▶ RAW DATA
○ ○ ○ ○
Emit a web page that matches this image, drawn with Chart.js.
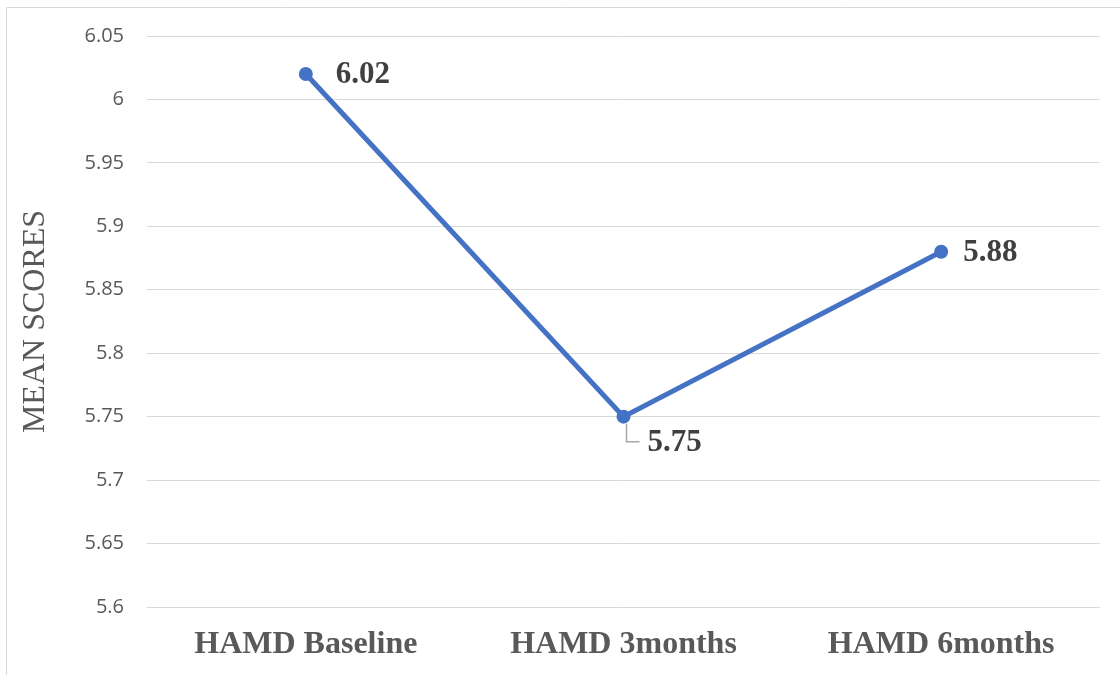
<!DOCTYPE html>
<html>
<head>
<meta charset="utf-8">
<script src="https://cdn.jsdelivr.net/npm/chart.js@4.4.1/dist/chart.umd.min.js"></script>
<style>
  html, body { margin: 0; padding: 0; background: #ffffff; }
  #wrap { width: 1120px; height: 675px; position: relative; }
</style>
</head>
<body>
<div id="wrap"><canvas id="meanChart"></canvas></div>
<script>
// data
const labels = ['HAMD Baseline', 'HAMD 3months', 'HAMD 6months'];
const meanScores = [6.02, 5.75, 5.88];
const yTicks = [5.6, 5.65, 5.7, 5.75, 5.8, 5.85, 5.9, 5.95, 6, 6.05];

// frame round the chart (like the office export)
const framePlugin = {
    id: 'frame',
    beforeDraw(chart) {
        const ctx = chart.ctx;
        ctx.save();
        ctx.strokeStyle = '#d9d9d9';
        ctx.lineWidth = 1;
        ctx.beginPath();
        ctx.moveTo(6.5, 675);
        ctx.lineTo(6.5, 7.5);
        ctx.lineTo(1120, 7.5);
        ctx.stroke();
        ctx.restore();
    }
};

// value labels, the middle one sits below with a leader line
const valueLabels = {
    id: 'valueLabels',
    afterDatasetsDraw(chart) {
        const ctx = chart.ctx;
        const meta = chart.getDatasetMeta(0);
        ctx.save();
        ctx.font = 'bold 31px "Liberation Serif", "Times New Roman", serif';
        ctx.fillStyle = '#404040';
        ctx.textBaseline = 'middle';
        ctx.textAlign = 'left';
        meta.data.forEach(function (pt, i) {
            const txt = meanScores[i].toFixed(2);
            if (i === 1) {
                ctx.strokeStyle = '#a6a6a6';
                ctx.lineWidth = 1.5;
                ctx.beginPath();
                ctx.moveTo(pt.x + 3, pt.y + 7);
                ctx.lineTo(pt.x + 3, pt.y + 25);
                ctx.lineTo(pt.x + 16, pt.y + 25);
                ctx.stroke();
                ctx.fillText(txt, pt.x + 24, pt.y + 26);
            } else {
                const dx = i === 0 ? 30 : 22;
                ctx.fillText(txt, pt.x + dx, pt.y + 1);
            }
        });
        ctx.restore();
    }
};

const chartItem = document.getElementById('meanChart');
const chart = new Chart(chartItem, {
    type: 'line',
    data: {
        labels: labels,
        datasets: [{
            label: 'Mean scores',
            data: meanScores,
            borderColor: '#4472C4',
            backgroundColor: '#4472C4',
            borderWidth: 5,
            pointRadius: 7,
            pointBorderWidth: 0,
            pointBackgroundColor: '#4472C4',
            tension: 0,
            fill: false
        }]
    },
    options: {
        responsive: true,
        maintainAspectRatio: false,
        animation: false,
        layout: {
            padding: { left: 16, right: 20, top: 36, bottom: 0 }
        },
        plugins: {
            legend: { display: false },
            tooltip: { enabled: false }
        },
        scales: {
            x: {
                offset: true,
                grid: { display: false, drawTicks: false },
                border: { display: false },
                ticks: {
                    color: '#595959',
                    padding: 19,
                    font: { family: '"Liberation Serif", "Times New Roman", serif', size: 32, weight: 'bold' }
                },
                afterFit(scale) { scale.height = 68; }
            },
            y: {
                min: 5.6,
                max: 6.05,
                grid: { color: '#d9d9d9', lineWidth: 1, drawTicks: false },
                border: { display: false },
                afterBuildTicks(scale) {
                    scale.ticks = yTicks.map(function (v) { return { value: v }; });
                },
                ticks: {
                    color: '#595959',
                    padding: 23,
                    font: { family: '"Open Sans", sans-serif', size: 20 },
                    callback(v) { return String(parseFloat(Number(v).toFixed(2))); }
                },
                title: {
                    display: true,
                    text: 'MEAN SCORES',
                    color: '#595959',
                    padding: 0,
                    font: { family: '"Liberation Serif", "Times New Roman", serif', size: 32 }
                },
                afterFit(scale) { scale.width = 131; }
            }
        }
    },
    plugins: [framePlugin, valueLabels]
});
</script>
</body>
</html>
○ ○ ○ ○
▶ REQUIRED WORK
Write out, word for word, the lines from the start of the data through the one holding "5.95, 6, 6.05];". Omit pictures.

▶ ANSWER TO THE EXERCISE
Emit a web page that matches this image, drawn with Chart.js.
<!DOCTYPE html>
<html>
<head>
<meta charset="utf-8">
<script src="https://cdn.jsdelivr.net/npm/chart.js@4.4.1/dist/chart.umd.min.js"></script>
<style>
  html, body { margin: 0; padding: 0; background: #ffffff; }
  #wrap { width: 1120px; height: 675px; position: relative; }
</style>
</head>
<body>
<div id="wrap"><canvas id="meanChart"></canvas></div>
<script>
// data
const labels = ['HAMD Baseline', 'HAMD 3months', 'HAMD 6months'];
const meanScores = [6.02, 5.75, 5.88];
const yTicks = [5.6, 5.65, 5.7, 5.75, 5.8, 5.85, 5.9, 5.95, 6, 6.05];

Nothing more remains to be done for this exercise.